What is the solution to the following integral?
$$\int_{x_1}^{x_2} \int_{y_1}^{y_2} \exp\left(i \pi \left(a x^2 -2bxy + cy^2\right)\right) \, dy \,dx$$
I have tried evaluating it in mathematica with Integrate[Exp[I*Pi*(a*x^2 - 2*b*x*y + c*y^2)], x, y] and it doesn't seem to do it, returning a partially evaluated result
-((-1)^(3/4)*Integrate[E^((I*(-b^2 + a*c)*Pi*x^2)/c)*Erfi[((-1)^(1/4)*Sqrt[Pi]*(-(b*x) + c*y))/Sqrt[c]], x])/(2*Sqrt[c])
$$-\frac{(-1)^{3/4} \int e^{\frac{i \pi x^2 \left(a c-b^2\right)}{c}} \operatorname{erfi}\left(\frac{\sqrt[4]{-1} \sqrt{\pi } (c y-b x)}{\sqrt{c}}\right) \, dx}{2 \sqrt{c}}$$
I have also tried looking in the G&R table of integrals and couldn't find anything that would help me solve it. Is this integral even solvable?

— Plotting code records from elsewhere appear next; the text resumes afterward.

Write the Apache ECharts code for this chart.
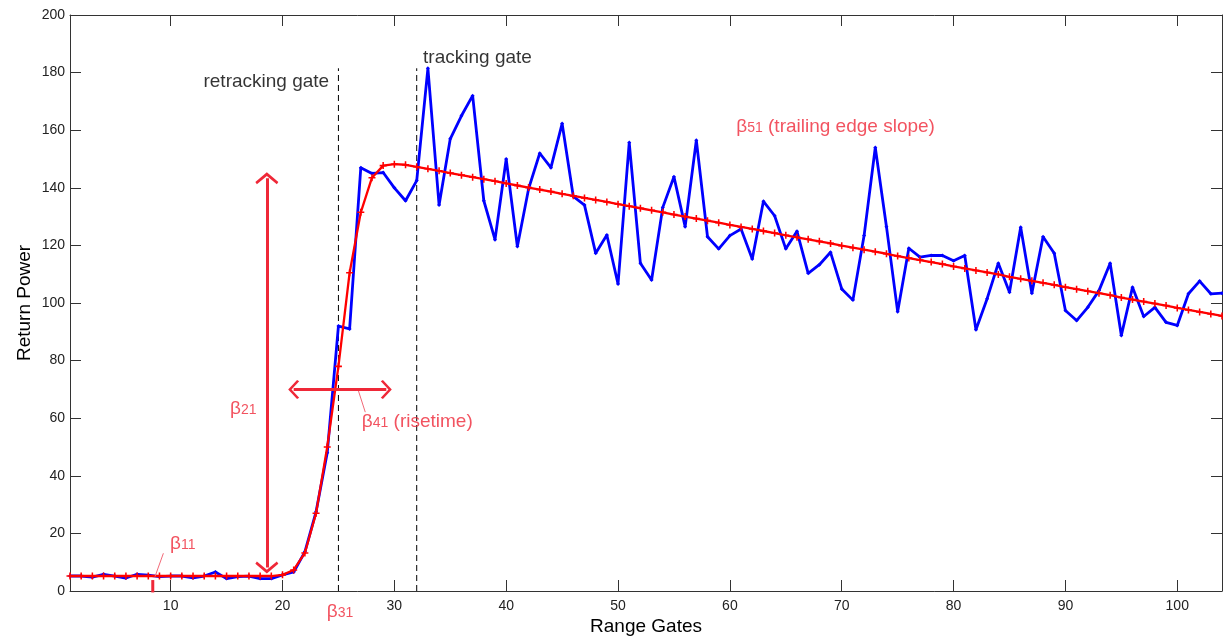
<!DOCTYPE html>
<html>
<head>
<meta charset="utf-8">
<title>Waveform retracking</title>
<script src="https://cdn.jsdelivr.net/npm/echarts@6/dist/echarts.min.js"></script>
<style>
  html, body { margin: 0; padding: 0; background: #fff; }
  #chart { width: 1223px; height: 638px; }
</style>
</head>
<body>
<div id="chart"></div>
<script>
// Range gate index (1..104)
const gates = Array.from({ length: 104 }, (_, i) => i + 1);

// Measured return power per gate
const returnPower = [
  5.2, 5.2, 4.8, 5.8, 5.2, 4.5, 5.8, 5.5, 5.0, 5.2,
  5.2, 4.6, 5.2, 6.6, 4.3, 5.0, 5.2, 4.3, 4.3, 5.6,
  6.6, 13.6, 27.5, 48, 92, 91, 147, 145, 145.3, 140,
  135.5, 142.5, 181.5, 134, 157, 165, 172, 135.5, 122, 150,
  119.6, 139.6, 152, 147, 162.3, 137, 134, 117.3, 123.6, 106.6,
  155.7, 113.8, 108, 133.2, 143.8, 126.5, 156.5, 123, 118.8, 123.4,
  125.7, 115.3, 135.3, 130.3, 118.8, 124.9, 110.3, 113.3, 117.6, 104.9,
  101, 123.4, 154, 126.5, 97, 119, 115.9, 116.5, 116.5, 114.7,
  116.5, 90.7, 101.5, 113.8, 103.7, 126.3, 103.4, 123, 117.3, 97.4,
  93.9, 98.5, 104.3, 113.8, 88.7, 105.5, 95.3, 98.5, 93.3, 92.2,
  103.2, 107.6, 103.2, 103.4
];

// Fitted waveform model per gate
const fittedPower = [
  5.2, 5.2, 5.2, 5.2, 5.2, 5.2, 5.2, 5.2, 5.2, 5.2,
  5.2, 5.2, 5.2, 5.2, 5.2, 5.2, 5.2, 5.2, 5.2, 5.6,
  7.3, 13.2, 27, 50, 78, 110.5, 131.5, 143.5, 147.7, 148.2,
  148, 147.3, 146.6, 145.9, 145.1, 144.4, 143.7, 143.0, 142.3, 141.5,
  140.8, 140.1, 139.4, 138.7, 137.9, 137.2, 136.5, 135.8, 135.1, 134.3,
  133.6, 132.9, 132.2, 131.5, 130.7, 130.0, 129.3, 128.6, 127.9, 127.1,
  126.4, 125.7, 125.0, 124.3, 123.5, 122.8, 122.1, 121.4, 120.7, 119.9,
  119.2, 118.5, 117.8, 117.1, 116.3, 115.6, 114.9, 114.2, 113.5, 112.7,
  112.0, 111.3, 110.6, 109.9, 109.1, 108.4, 107.7, 107.0, 106.3, 105.5,
  104.8, 104.1, 103.4, 102.7, 101.9, 101.2, 100.5, 99.8, 99.1, 98.3,
  97.6, 96.9, 96.2, 95.5
];

// Axis ticks
const gateTicks = [10, 20, 30, 40, 50, 60, 70, 80, 90, 100];
const powerTicks = [0, 20, 40, 60, 80, 100, 120, 140, 160, 180, 200];

// Retracking / tracking gate markers
const retrackingGate = 25;
const trackingGate = 32;
const gateLineTop = 181.5;

// Parameter arrows (data units)
const amplitudeArrow = [[18.6, 8.2], [18.6, 143.3]];
const risetimeArrow = [[21.0, 70], [29.28, 70]];
const beta11Leader = [[8.6, 5], [9.35, 13.1]];
const beta11Tick = [[8.4, -0.5], [8.4, 3.8]];
const beta41Leader = [[26.78, 69.6], [27.4, 62.1]];

const RED = '#ef2838';
const FONT = 'Liberation Sans, Arial, sans-serif';

// open arrowhead, apex pointing along the line
const chevron = 'path://M0,0L12,9.5L10.4,11.8L0,3.6L-10.4,11.8L-12,9.5Z';

const chart = echarts.init(document.getElementById('chart'), null, { renderer: 'canvas' });

const axisLineStyle = { color: '#333', width: 1 };

function paramLabel(pos, text, align) {
  return {
    value: pos,
    label: {
      show: true,
      position: [0, 0],
      align: align,
      verticalAlign: 'middle',
      formatter: text,
      rich: {
        g: { fontSize: 19, color: RED, fontFamily: FONT, verticalAlign: 'bottom' },
        s: { fontSize: 14, color: RED, fontFamily: FONT, verticalAlign: 'bottom', padding: [0, 0, 1, 0] },
        k: { fontSize: 19, color: '#000', fontFamily: FONT }
      }
    }
  };
}

const option = {
  animation: false,
  backgroundColor: '#fff',
  grid: { left: 70, right: 1, top: 15, bottom: 47, containLabel: false, outerBoundsMode: 'none' },
  xAxis: [
    {
      type: 'value', min: 1, max: 104, position: 'bottom',
      axisLine: { show: true, onZero: false, lineStyle: axisLineStyle },
      axisTick: { show: true, inside: true, length: 11, customValues: gateTicks, lineStyle: axisLineStyle },
      axisLabel: { customValues: gateTicks, fontSize: 14, color: '#222', margin: 8, fontFamily: FONT },
      splitLine: { show: false },
      name: 'Range Gates', nameLocation: 'middle', nameGap: 26, nameMoveOverlap: false,
      nameTextStyle: { fontSize: 19, color: '#000', fontFamily: FONT }
    },
    {
      type: 'value', min: 1, max: 104, position: 'top',
      axisLine: { show: true, onZero: false, lineStyle: axisLineStyle },
      axisTick: { show: true, inside: true, length: 11, customValues: gateTicks, lineStyle: axisLineStyle },
      axisLabel: { show: false },
      splitLine: { show: false }
    }
  ],
  yAxis: [
    {
      type: 'value', min: 0, max: 200, interval: 20, position: 'left',
      axisLine: { show: true, onZero: false, lineStyle: axisLineStyle },
      axisTick: { show: true, inside: true, length: 11, lineStyle: axisLineStyle },
      axisLabel: { fontSize: 14, color: '#222', margin: 5, fontFamily: FONT,
        formatter: v => powerTicks.includes(v) ? String(v) : '' },
      splitLine: { show: false },
      name: 'Return Power', nameLocation: 'middle', nameGap: 36, nameRotate: 90, nameMoveOverlap: false,
      nameTextStyle: { fontSize: 19, color: '#000', fontFamily: FONT }
    },
    {
      type: 'value', min: 0, max: 200, interval: 20, position: 'right',
      axisLine: { show: true, onZero: false, lineStyle: axisLineStyle },
      axisTick: { show: true, inside: true, length: 11, lineStyle: axisLineStyle },
      axisLabel: { show: false },
      splitLine: { show: false }
    }
  ],
  series: [
    {
      name: 'retracking gate line', type: 'line', silent: true,
      data: [[retrackingGate, 0], [retrackingGate, gateLineTop]],
      symbol: 'none', lineStyle: { color: '#000', width: 1, type: [6, 4] }, z: 1
    },
    {
      name: 'tracking gate line', type: 'line', silent: true,
      data: [[trackingGate, 0], [trackingGate, gateLineTop]],
      symbol: 'none', lineStyle: { color: '#000', width: 1, type: [6, 4] }, z: 1
    },
    {
      name: 'Return power', type: 'line',
      data: gates.map((g, i) => [g, returnPower[i]]),
      symbol: 'diamond', symbolSize: 4, showSymbol: true,
      itemStyle: { color: '#0000ff' },
      lineStyle: { color: '#0000ff', width: 2.8 }, z: 2
    },
    {
      name: 'Fitted model', type: 'line',
      data: gates.map((g, i) => [g, fittedPower[i]]),
      symbol: 'path://M-1,-0.22H1V0.22H-1Z M-0.22,-1H0.22V1H-0.22Z', symbolSize: 7, showSymbol: true,
      itemStyle: { color: '#ff0000' },
      lineStyle: { color: '#ff0000', width: 2.3 }, z: 3
    },
    {
      name: 'beta11 tick', type: 'line', silent: true, clip: false,
      data: beta11Tick, symbol: 'none', lineStyle: { color: RED, width: 3 }, z: 4
    },
    {
      name: 'beta11 leader', type: 'line', silent: true,
      data: beta11Leader, symbol: 'none', lineStyle: { color: '#f26a78', width: 1 }, z: 4
    },
    {
      name: 'beta41 leader', type: 'line', silent: true,
      data: beta41Leader, symbol: 'none', lineStyle: { color: '#f26a78', width: 1 }, z: 4
    },
    {
      name: 'amplitude arrow', type: 'line', silent: true, data: [],
      markLine: {
        silent: true, animation: false,
        symbol: [chevron, chevron], symbolSize: [23, 12],
        lineStyle: { color: RED, width: 3, type: 'solid' },
        label: { show: false },
        data: [[{ coord: amplitudeArrow[0] }, { coord: amplitudeArrow[1] }]]
      }, z: 5
    },
    {
      name: 'risetime arrow', type: 'line', silent: true, data: [],
      markLine: {
        silent: true, animation: false,
        symbol: [chevron, chevron], symbolSize: [19, 11],
        lineStyle: { color: RED, width: 3, type: 'solid' },
        label: { show: false },
        data: [[{ coord: risetimeArrow[0] }, { coord: risetimeArrow[1] }]]
      }, z: 5
    },
    {
      name: 'labels', type: 'scatter', silent: true, clip: false,
      symbolSize: 0, z: 6,
      data: [
        paramLabel([24.17, 176.9], '{k|retracking gate}', 'right'),
        paramLabel([32.57, 185.1], '{k|tracking gate}', 'left'),
        paramLabel([9.94, 16.5], '{g|β}{s|11}', 'left'),
        paramLabel([15.31, 63.4], '{g|β}{s|21}', 'left'),
        paramLabel([23.96, -7.2], '{g|β}{s|31}', 'left'),
        paramLabel([27.09, 58.7], '{g|β}{s|41}{g| (risetime)}', 'left'),
        paramLabel([60.57, 161.3], '{g|β}{s|51}{g| (trailing edge slope)}', 'left')
      ]
    }
  ]
};

chart.setOption(option);
</script>
</body>
</html>
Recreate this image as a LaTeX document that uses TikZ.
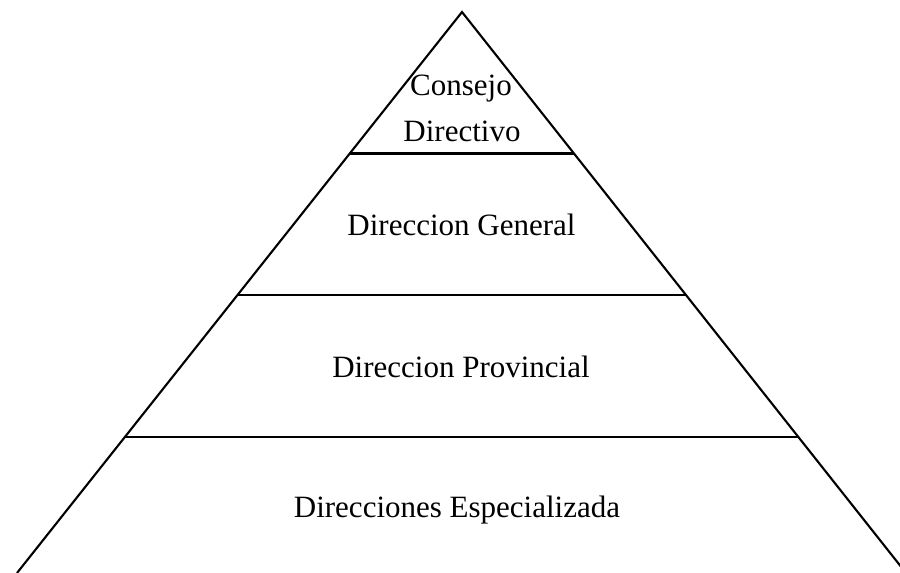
\documentclass[tikz,border=0pt]{standalone}
\usepackage{fontspec}
\setmainfont{Liberation Serif}
\usetikzlibrary{calc}
\begin{document}
\begin{tikzpicture}[x=1pt,y=-1pt,
  edge/.style={line width=2.1pt, black},
  lbl/.style={anchor=base, inner sep=0pt, font=\fontsize{31}{37}\selectfont}]
\useasboundingbox (0,0) rectangle (900,573);
\clip (0,0) rectangle (900,573);
\coordinate (A) at (462,12);
\coordinate (L) at (17,573);
\coordinate (R) at (906,573);
\coordinate (l1) at ($(A)!0.2522!(L)$);
\coordinate (r1) at ($(A)!0.2522!(R)$);
\coordinate (l2) at ($(A)!0.5045!(L)$);
\coordinate (r2) at ($(A)!0.5045!(R)$);
\coordinate (l3) at ($(A)!0.7576!(L)$);
\coordinate (r3) at ($(A)!0.7576!(R)$);
\draw[edge, line join=miter] (L) -- (A) -- (R);
\draw[edge] (l1) -- (r1);
\draw[edge] (l2) -- (r2);
\draw[edge] (l3) -- (r3);
\node[lbl] (t1) at (461,95) {Consejo};
\node[lbl] (t2) at (462,141) {Directivo};
\node[lbl] (t3) at (461.5,235) {Direccion General};
\node[lbl] (t4) at (461,377) {Direccion Provincial};
\node[lbl] (t5) at (457,517) {Direcciones Especializada};
\end{tikzpicture}
\end{document}
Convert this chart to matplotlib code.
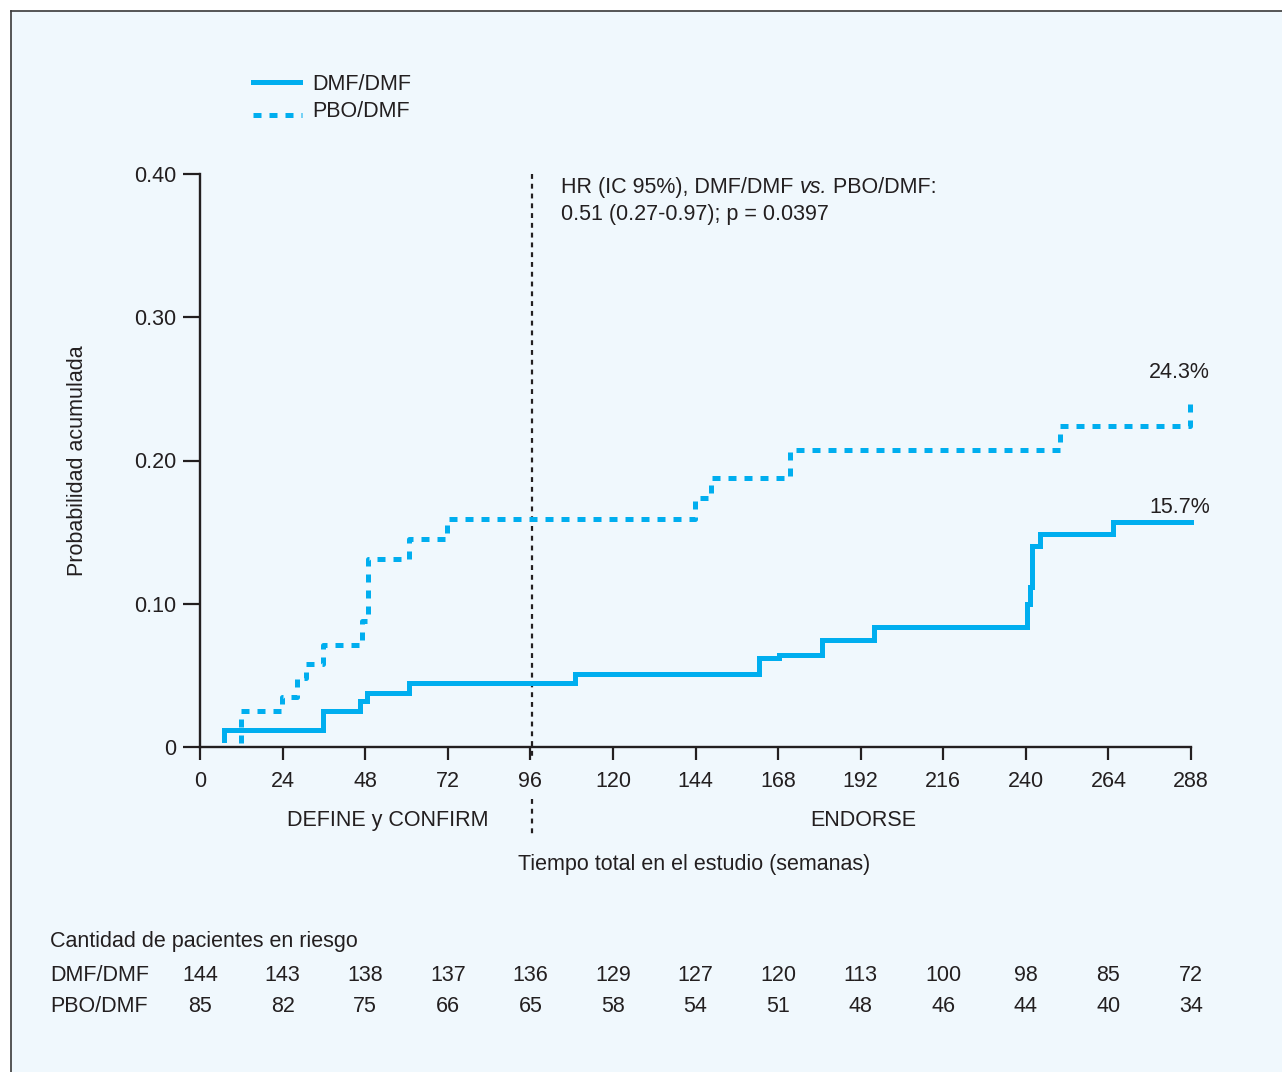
import matplotlib.pyplot as plt
from matplotlib.lines import Line2D
from matplotlib.patches import Rectangle
from matplotlib.transforms import blended_transform_factory
import numpy as np

plt.rcParams['font.family'] = ['Liberation Sans', 'DejaVu Sans']

# cumulative incidence step curves (week, probability)
dmf_weeks = [7, 7, 35.8, 46.5, 48.4, 60.8, 109, 162.5, 168.3, 180.7, 195.9,
             240.2, 241.2, 241.9, 244.1, 265.4, 288]
dmf_prob = [0.005, 0.012, 0.025, 0.032, 0.038, 0.045, 0.051, 0.062, 0.064,
            0.075, 0.084, 0.100, 0.112, 0.140, 0.149, 0.157, 0.157]

pbo_weeks = [11.8, 11.8, 23.9, 28.3, 30.8, 35.7, 47.0, 48.7, 60.8, 71.9,
             143.9, 148.5, 171.5, 250.0, 287.7, 288]
pbo_prob = [0.003, 0.025, 0.035, 0.048, 0.058, 0.071, 0.088, 0.131, 0.145,
            0.159, 0.174, 0.188, 0.207, 0.224, 0.243, 0.243]

x_ticks = list(range(0, 289, 24))
y_ticks = [0, 0.10, 0.20, 0.30, 0.40]
y_tick_labels = ['0', '0.10', '0.20', '0.30', '0.40']

at_risk_dmf = [144, 143, 138, 137, 136, 129, 127, 120, 113, 100, 98, 85, 72]
at_risk_pbo = [85, 82, 75, 66, 65, 58, 54, 51, 48, 46, 44, 40, 34]

blue = '#00aeef'
ink = '#231f20'
bg = '#f0f8fd'
fs = 15.5
W, H = 1282, 1072


def fy(px):
    # text row position from top of the figure, in pixels
    return 1 - (px + 2.5) / H


fig = plt.figure(figsize=(W / 100, H / 100), dpi=100)
fig.patch.set_facecolor('white')

# panel background with top/left rule
fig.add_artist(Rectangle((10.5 / W, 0), 1, 1 - 10.5 / H, transform=fig.transFigure,
                         facecolor=bg, edgecolor='none', zorder=-5))
fig.add_artist(Line2D([10.5 / W, 10.5 / W], [0, 1 - 10.5 / H], color='#3a3a3a', lw=1.2))
fig.add_artist(Line2D([10.5 / W, 1], [1 - 10.5 / H, 1 - 10.5 / H], color='#3a3a3a', lw=1.2))

ax = fig.add_axes([200 / W, 1 - 747 / H, 991 / W, 573 / H])
ax.set_facecolor('none')
ax.set_xlim(0, 288)
ax.set_ylim(0, 0.40)

ax.step(dmf_weeks, dmf_prob, where='post', color=blue, lw=3.6, solid_joinstyle='miter',
        clip_on=False, zorder=3)
ax.step(pbo_weeks, pbo_prob, where='post', color=blue, lw=3.6, dashes=(1.6, 1.6),
        clip_on=False, zorder=3)

# study boundary at week 96 (broken around its tick label)
tr = blended_transform_factory(ax.transData, ax.transAxes)
for y0, y1 in [(1.0, -13 / 573), (-52 / 573, -88 / 573)]:
    ax.plot([96.4, 96.4], [y0, y1], transform=tr, color=ink, lw=1.6,
            dashes=(2.2, 2.2), clip_on=False, zorder=2)

for s in ['top', 'right']:
    ax.spines[s].set_visible(False)
for s in ['left', 'bottom']:
    ax.spines[s].set_color(ink)
    ax.spines[s].set_linewidth(1.7)

ax.set_xticks(x_ticks)
ax.set_yticks(y_ticks)
ax.set_yticklabels(y_tick_labels)
ax.tick_params(axis='x', length=9.5, width=1.6, color=ink, labelcolor=ink,
               labelsize=fs, pad=8)
ax.tick_params(axis='y', length=12, width=1.6, color=ink, labelcolor=ink,
               labelsize=fs, pad=5)

ax.set_ylabel('Probabilidad acumulada', fontsize=fs, color=ink)
ax.yaxis.set_label_coords(-112 / 991, 0.5)

fig.text(388 / W, fy(818), 'DEFINE y CONFIRM', ha='center', va='center',
         fontsize=fs, color=ink)
fig.text(863 / W, fy(818), 'ENDORSE', ha='center', va='center', fontsize=fs, color=ink)
fig.text(694 / W, fy(862), 'Tiempo total en el estudio (semanas)',
         ha='center', va='center', fontsize=fs, color=ink)

# hazard ratio note, with "vs." in italics
t1 = fig.text(561 / W, fy(185), 'HR (IC 95%), DMF/DMF ', ha='left', va='center',
              fontsize=fs, color=ink)
t2 = ax.annotate('vs.', xy=(1, 0), xycoords=t1, ha='left', va='bottom',
                 fontsize=fs, color=ink, style='italic')
ax.annotate(' PBO/DMF:', xy=(1, 0), xycoords=t2, ha='left', va='bottom',
            fontsize=fs, color=ink)
fig.text(561 / W, fy(212), '0.51 (0.27-0.97); p = 0.0397', ha='left', va='center',
         fontsize=fs, color=ink)

ax.text(pbo_weeks[-1] + 5.5, pbo_prob[-1] + 0.011, f'{pbo_prob[-1] * 100:.1f}%',
        ha='right', va='bottom', fontsize=fs, color=ink)
ax.text(dmf_weeks[-1] + 5.5, dmf_prob[-1] + 0.003, f'{dmf_prob[-1] * 100:.1f}%',
        ha='right', va='bottom', fontsize=fs, color=ink)

# legend
fig.add_artist(Line2D([253 / W, 300 / W], [1 - 82 / H] * 2, color=blue, lw=3.6))
fig.add_artist(Line2D([253 / W, 302 / W], [1 - 115 / H] * 2, color=blue, lw=3.6,
                      dashes=(1.6, 1.6)))
fig.text(312 / W, fy(82), 'DMF/DMF', ha='left', va='center', fontsize=fs, color=ink)
fig.text(312 / W, fy(109), 'PBO/DMF', ha='left', va='center', fontsize=fs, color=ink)

# number at risk
fig.text(50 / W, fy(939), 'Cantidad de pacientes en riesgo', ha='left',
         va='center', fontsize=fs, color=ink)
fig.text(50 / W, fy(973), 'DMF/DMF', ha='left', va='center', fontsize=fs, color=ink)
fig.text(50 / W, fy(1004), 'PBO/DMF', ha='left', va='center', fontsize=fs, color=ink)
row_tr = blended_transform_factory(ax.transData, fig.transFigure)
for wk, a, b in zip(x_ticks, at_risk_dmf, at_risk_pbo):
    ax.text(wk, fy(973), str(a), transform=row_tr, ha='center', va='center',
            fontsize=fs, color=ink, clip_on=False)
    ax.text(wk, fy(1004), str(b), transform=row_tr, ha='center', va='center',
            fontsize=fs, color=ink, clip_on=False)

fig.savefig('out.png', dpi=100, facecolor=fig.get_facecolor())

I am aware that this integral has a well known solution as a product of two error functions if the cross term is zero ($b = 0$). I have considered doing a coordinate transformation to cancel out the cross term, however the integration limits then no longer lie along the coordinate axes and hence become parametric, of which I am even less sure of how to deal with. Taking the integration limits to instead lie along the transformed axes doesn't give the solution to the original problem.